Joseph Compton is a 2022 Economics and Political Science graduate who was heavily involved with mock trial and conducted undergraduate research in the Department of Economics. Instead of going straight to law school, Compton accepted a full-time position as a legal analyst with Goldman Sachs in Dallas, Texas, where he will assist the legal team for a minimum of two years.
Compton said that work experience, combined with the flexibility of his liberal arts education, will prepare him to stand out when he applies to law school.
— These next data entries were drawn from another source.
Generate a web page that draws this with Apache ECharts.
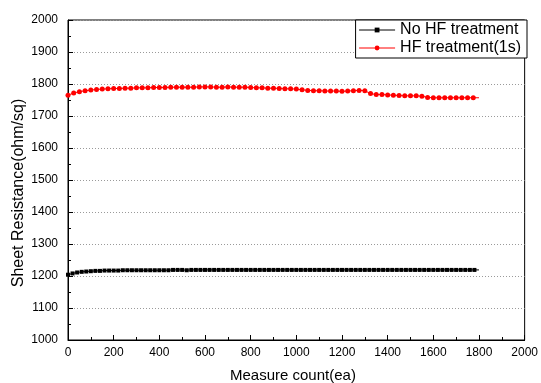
<!DOCTYPE html>
<html><head><meta charset="utf-8">
<script src="https://cdn.jsdelivr.net/npm/echarts@6/dist/echarts.min.js"></script>
<style>html,body{margin:0;padding:0;background:#fff}#c{width:541px;height:383px}</style>
</head><body><div id="c"></div>
<script>
var xTickLabels = ['0','200','400','600','800','1000','1200','1400','1600','1800','2000'];
var yTickLabels = ['1000','1100','1200','1300','1400','1500','1600','1700','1800','1900','2000'];
var seriesNames = ['No HF treatment', 'HF treatment(1s)'];
// black series: measure count every 20, 0..1780, then line end at 1800
var blackX = [];
for (var i = 0; i <= 1800; i += 20) blackX.push(i);
var blackY = [1204,1208,1211,1213,1214,1215,1216,1216,1217,1217,
              1217,1217,1218,1218,1218,1218,1218,1218,1218,1218,
              1218,1218,1218,1219,1219,1219,1218,1219,1219,1219,
              1219,1219,1219,1219,1219,1219,1219,1219,1219,1219,
              1219,1219,1219,1219,1219,1219,1219,1219,1219,1219,
              1219,1219,1219,1219,1219,1219,1219,1219,1219,1219,
              1219,1219,1219,1219,1219,1219,1219,1219,1219,1219,
              1219,1219,1219,1219,1219,1219,1219,1219,1219,1219,
              1219,1219,1219,1219,1219,1219,1219,1219,1219,1219,1219];
// red series: every 25, 0..1775, then line end at 1800
var redX = [];
for (var j = 0; j <= 1800; j += 25) redX.push(j);
var redY = [1765,1772,1776,1779,1781,1783,1784,1785,1786,1786,
            1787,1787,1788,1788,1788,1789,1789,1789,1790,1790,
            1790,1790,1790,1791,1791,1791,1790,1790,1791,1790,
            1790,1790,1789,1788,1788,1787,1787,1786,1785,1785,
            1784,1782,1780,1779,1779,1778,1778,1778,1777,1778,
            1779,1780,1779,1770,1767,1767,1766,1765,1764,1763,
            1763,1763,1762,1758,1757,1757,1757,1757,1757,1757,
            1757,1757,1757];

function build(xs, ys) {
  var out = [];
  for (var k = 0; k < xs.length; k++) {
    var item = { value: [xs[k], ys[k]] };
    if (k === xs.length - 1) item.symbolSize = 0;
    out.push(item);
  }
  return out;
}

var chart = echarts.init(document.getElementById('c'), null, {renderer: 'canvas'});
var font = 'Liberation Sans, Arial, sans-serif';
chart.setOption({
  animation: false,
  backgroundColor: '#fff',
  textStyle: { fontFamily: font },
  grid: { left: 68, right: 14, top: 20, bottom: 43, show: true, borderColor: '#000', borderWidth: 1, backgroundColor: 'transparent' },
  xAxis: {
    type: 'value', min: 0, max: 2000, interval: 200,
    axisLine: { show: true, onZero: false, lineStyle: { color: '#000', width: 1 } },
    axisTick: { show: true, inside: true, length: 5, lineStyle: { color: '#000' } },
    minorTick: { show: true, splitNumber: 2, length: 3, lineStyle: { color: '#000' } },
    axisLabel: { color: '#000', fontSize: 12, fontFamily: font, margin: 7,
      formatter: function (v) { return xTickLabels[Math.round(v / 200)]; } },
    splitLine: { show: false }
  },
  yAxis: {
    type: 'value', min: 1000, max: 2000, interval: 100,
    axisLine: { show: true, onZero: false, lineStyle: { color: '#000', width: 1 } },
    axisTick: { show: true, inside: true, length: 5, lineStyle: { color: '#000' } },
    minorTick: { show: true, splitNumber: 2, length: 3, lineStyle: { color: '#000' } },
    axisLabel: { color: '#000', fontSize: 12, fontFamily: font, margin: 10,
      formatter: function (v) { return yTickLabels[Math.round((v - 1000) / 100)]; } },
    splitLine: { show: true, lineStyle: { color: '#9a9a9a', type: [1, 2], width: 1 } }
  },
  legend: {
    orient: 'vertical', right: 14, top: 20,
    backgroundColor: '#fff', borderColor: '#000', borderWidth: 1,
    padding: [2, 6, 2, 3], itemGap: 2, itemWidth: 36, itemHeight: 6,
    lineStyle: { width: 1 },
    textStyle: { fontSize: 16, color: '#000', fontFamily: font },
    data: seriesNames
  },
  series: [
    { name: seriesNames[0], type: 'line', data: build(blackX, blackY),
      symbol: 'rect', symbolSize: 4, showAllSymbol: true,
      lineStyle: { color: '#000', width: 1 }, itemStyle: { color: '#000' } },
    { name: seriesNames[1], type: 'line', data: build(redX, redY),
      symbol: 'circle', symbolSize: 5, showAllSymbol: true,
      lineStyle: { color: '#ff0000', width: 1 }, itemStyle: { color: '#ff0000' } }
  ],
  graphic: [
    { type: 'text', top: 368, left: 230,
      style: { text: 'Measure count(ea)', fontSize: 15, fontFamily: font, fill: '#000' } },
    { type: 'text', rotation: Math.PI / 2, x: 19, y: 193,
      style: { text: 'Sheet Resistance(ohm/sq)', fontSize: 16, fontFamily: font, fill: '#000', align: 'center', verticalAlign: 'middle' } }
  ]
});
</script></body></html>
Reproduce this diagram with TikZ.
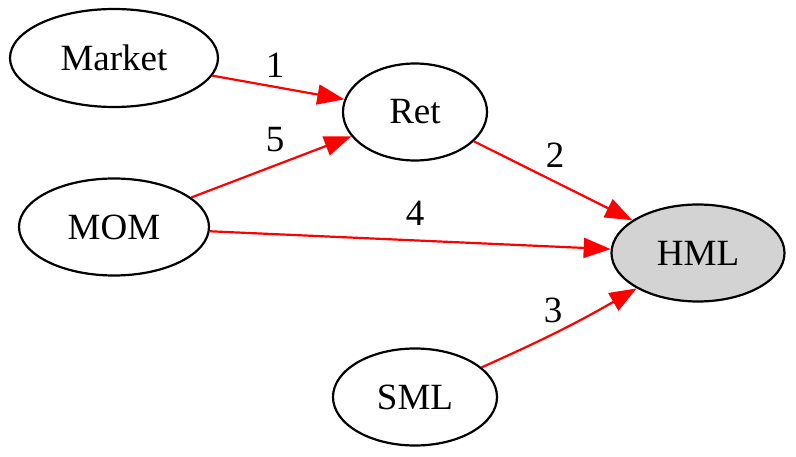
\documentclass[tikz,border=0pt]{standalone}
\usepackage{fontspec}
\setmainfont{Liberation Serif}
\usetikzlibrary{arrows.meta,shapes.geometric}
\definecolor{hmlgray}{HTML}{D3D3D3}
\begin{document}
\begin{tikzpicture}[x=1pt,y=1pt,
  vnode/.style={draw=black,line width=2.2pt,ellipse,inner sep=0pt,
    font=\fontsize{37}{40}\selectfont},
  edge/.style={draw=red,line width=2.2pt,
    -{Triangle[length=27pt,width=20pt,fill=red]}},
  elabel/.style={font=\fontsize{37}{40}\selectfont,inner sep=0pt}]
\useasboundingbox (0,0) rectangle (796,456);
\node[vnode,minimum width=208pt,minimum height=98pt] (market) at (114,398) {Market};
\node[vnode,minimum width=144pt,minimum height=97pt] (ret) at (415,344) {Ret};
\node[vnode,minimum width=190pt,minimum height=97pt] (mom) at (114,229) {MOM};
\node[vnode,fill=hmlgray,minimum width=173pt,minimum height=97pt] (hml) at (698,203) {HML};
\node[vnode,minimum width=164pt,minimum height=97pt] (sml) at (415,59) {SML};
\draw[edge] (market) -- (ret);
\draw[edge] (mom) -- (ret);
\draw[edge] (ret) -- (hml);
\draw[edge] (mom) -- (hml);
\draw[edge] (sml) to[out=24,in=210] (hml);
\node[elabel] (l1) at (275,391) {1};
\node[elabel] (l5) at (275,316) {5};
\node[elabel] (l2) at (555,301) {2};
\node[elabel] (l4) at (415,243) {4};
\node[elabel] (l3) at (553,146) {3};
\end{tikzpicture}
\end{document}
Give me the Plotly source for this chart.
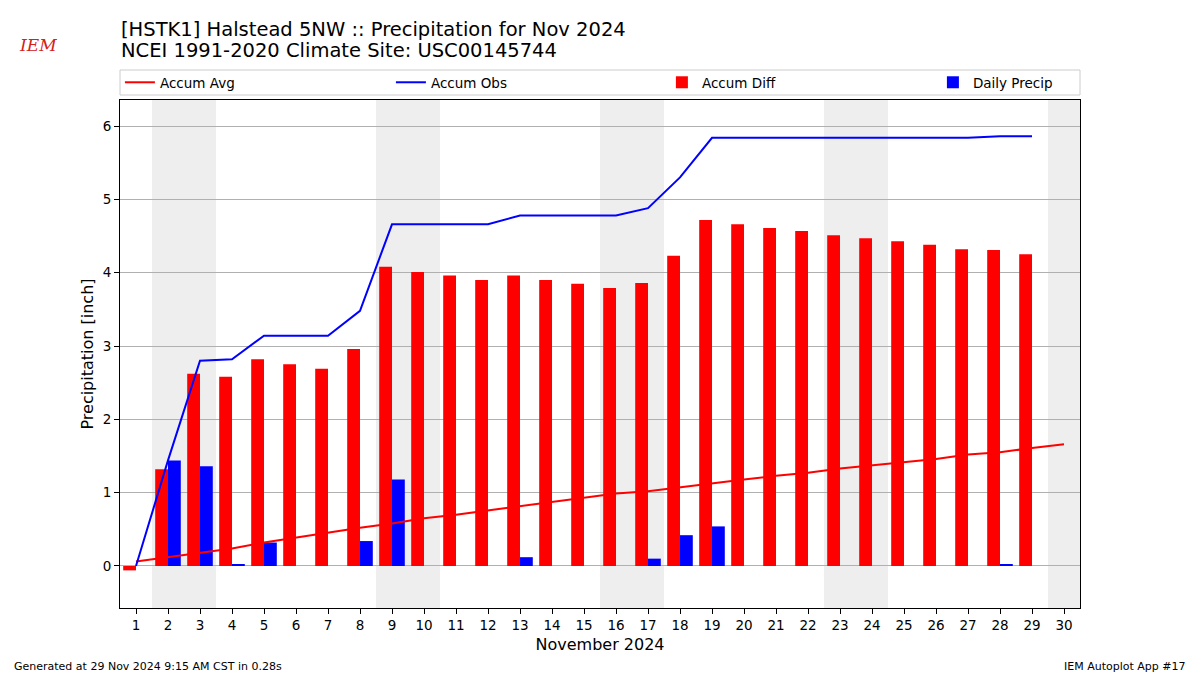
import plotly.graph_objects as go

# ---- data ----
days = list(range(1, 31))
obs_days = list(range(1, 30))
daily_precip = [0.00, 1.44, 1.36, 0.02, 0.32, 0.00, 0.00, 0.34, 1.18, 0.00,
                0.00, 0.00, 0.12, 0.00, 0.00, 0.00, 0.10, 0.42, 0.54, 0.00,
                0.00, 0.00, 0.00, 0.00, 0.00, 0.00, 0.00, 0.02, 0.00]
accum_obs = [0.00, 1.44, 2.80, 2.82, 3.14, 3.14, 3.14, 3.48, 4.66, 4.66,
             4.66, 4.66, 4.78, 4.78, 4.78, 4.78, 4.88, 5.30, 5.84, 5.84,
             5.84, 5.84, 5.84, 5.84, 5.84, 5.84, 5.84, 5.86, 5.86]
accum_avg = [0.06, 0.12, 0.18, 0.24, 0.32, 0.39, 0.45, 0.52, 0.58, 0.65,
             0.70, 0.76, 0.82, 0.88, 0.93, 0.99, 1.02, 1.07, 1.12, 1.18,
             1.23, 1.27, 1.33, 1.37, 1.41, 1.46, 1.52, 1.55, 1.61, 1.66]
accum_diff = [-0.06, 1.32, 2.62, 2.58, 2.82, 2.75, 2.69, 2.96, 4.08, 4.01,
              3.96, 3.90, 3.96, 3.90, 3.85, 3.79, 3.86, 4.23, 4.72, 4.66,
              4.61, 4.57, 4.51, 4.47, 4.43, 4.38, 4.32, 4.31, 4.25]
weekend_spans = [(1.5, 3.5), (8.5, 10.5), (15.5, 17.5), (22.5, 24.5), (29.5, 30.5)]
y_ticks = [0, 1, 2, 3, 4, 5, 6]

FONT = "DejaVu Sans"
W, H = 1200, 675
L, R, T, B = 120, 120, 100, 67
PW, PH = W - L - R, H - T - B


def px_x(p):
    return (p - L) / PW


def px_y(p):
    return (H - B - p) / PH


fig = go.Figure()

fig.add_trace(go.Bar(x=obs_days, y=accum_diff, name="Accum Diff",
                     marker=dict(color="#ff0000", line=dict(width=0)),
                     width=0.4, offset=-0.4, legendrank=3))
fig.add_trace(go.Bar(x=obs_days, y=daily_precip, name="Daily Precip",
                     marker=dict(color="#0000ff", line=dict(width=0)),
                     width=0.4, offset=0.0, legendrank=4))
fig.add_trace(go.Scatter(x=days, y=accum_avg, name="Accum Avg", mode="lines",
                         line=dict(color="#ff0000", width=2), legendrank=1))
fig.add_trace(go.Scatter(x=obs_days, y=accum_obs, name="Accum Obs", mode="lines",
                         line=dict(color="#0000ff", width=2), legendrank=2))

for a, b in weekend_spans:
    fig.add_vrect(x0=a, x1=b, fillcolor="#eeeeee", line_width=0, layer="below")

# legend frame
fig.add_shape(type="rect", xref="paper", yref="paper",
              x0=0, x1=1, y0=px_y(95), y1=px_y(70),
              line=dict(color="#cccccc", width=1), fillcolor="rgba(255,255,255,0.8)",
              layer="below")

annotations = [
    dict(text="[HSTK1] Halstead 5NW :: Precipitation for Nov 2024", x=px_x(119), y=px_y(29),
         xanchor="left", yanchor="middle", font=dict(size=19.5, family=FONT, color="black")),
    dict(text="NCEI 1991-2020 Climate Site: USC00145744", x=px_x(119), y=px_y(51),
         xanchor="left", yanchor="middle", font=dict(size=19.5, family=FONT, color="black")),
    dict(text="Generated at 29 Nov 2024 9:15 AM CST in 0.28s", x=px_x(12), y=px_y(666),
         xanchor="left", yanchor="middle", font=dict(size=11, family=FONT, color="black")),
    dict(text="IEM Autoplot App #17", x=px_x(1188), y=px_y(666),
         xanchor="right", yanchor="middle", font=dict(size=11, family=FONT, color="black")),
    dict(text="IEM", x=px_x(38), y=px_y(45),
         xanchor="center", yanchor="middle",
         font=dict(size=17, family="DejaVu Serif", color="#d42020", style="italic")),
]
for an in annotations:
    an.update(xref="paper", yref="paper", showarrow=False)

fig.update_layout(
    width=W, height=H,
    margin=dict(l=L, r=R, t=T, b=B, autoexpand=False),
    paper_bgcolor="white", plot_bgcolor="white",
    font=dict(family=FONT, size=13.5, color="black"),
    barmode="overlay",
    showlegend=True,
    legend=dict(orientation="h", x=-0.0001, xanchor="left", y=px_y(82.5), yanchor="middle",
                bgcolor="rgba(0,0,0,0)", borderwidth=0,
                entrywidth=226, entrywidthmode="pixels",
                font=dict(size=13.5, family=FONT), itemclick=False),
    annotations=annotations,
)

fig.update_xaxes(range=[0.5, 30.5], tickmode="array", tickvals=days,
                 ticktext=[str(d) for d in days], ticks="outside", ticklen=5,
                 tickcolor="black", showline=True, linecolor="black", linewidth=1,
                 mirror=True, showgrid=False, zeroline=False,
                 title=dict(text="November 2024", font=dict(size=16, family=FONT), standoff=6),
                 tickfont=dict(size=13.5))
fig.update_yaxes(range=[-0.573, 6.355], tickmode="array", tickvals=y_ticks,
                 ticktext=[str(v) for v in y_ticks], ticks="outside", ticklen=5,
                 tickcolor="black", showline=True, linecolor="black", linewidth=1,
                 mirror=True, showgrid=True, gridcolor="#b0b0b0", gridwidth=1,
                 zeroline=False,
                 title=dict(text="Precipitation [inch]", font=dict(size=16, family=FONT), standoff=5),
                 tickfont=dict(size=13.5))

fig.write_html("out.html", config={"displayModeBar": False},
               post_script="document.body.style.margin='0px';document.body.style.padding='0px';")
“Beyond maturity, I just think the professional skills that I can gain in a fast-paced, work-oriented environment like Goldman Sachs is everything. Maturity and then honing my work skills are going to be integral no matter where I go to law school or what career in the legal profession I pursue,” Compton said. “And I've just found the flexibility that I've already gained with my two degrees is everything in the job market. And I think I'm going to be among the most competitive students for law school. So, my heart and soul are in the College of Liberal Arts and I'm appreciative of my time in the program.”
Compton encourages current or prospective Pre-Law Scholars Program students to be open to the opportunities at Auburn and make connections. For him, the original plan was to study for four years and apply to law school, but through the program, doors he never considered opened.
“Putting yourself out there in that community, it can be really hard to see the opportunities. But I think once you start saying yes to conversations and to a dialogue with people who are in a similar position to you just a few years detached is everything,” Compton said. “Anyone you speak to that has interacted with Debra will tell you that she gives you everything you needed more. I've been on the phone with her at six a.m., eight, at midnight, everything in between. They're invaluable resources in the College of Liberal Arts. And I think saying yes, and taking advantage of those, is really everything moving forward and it'll open doors in and outside the classroom.”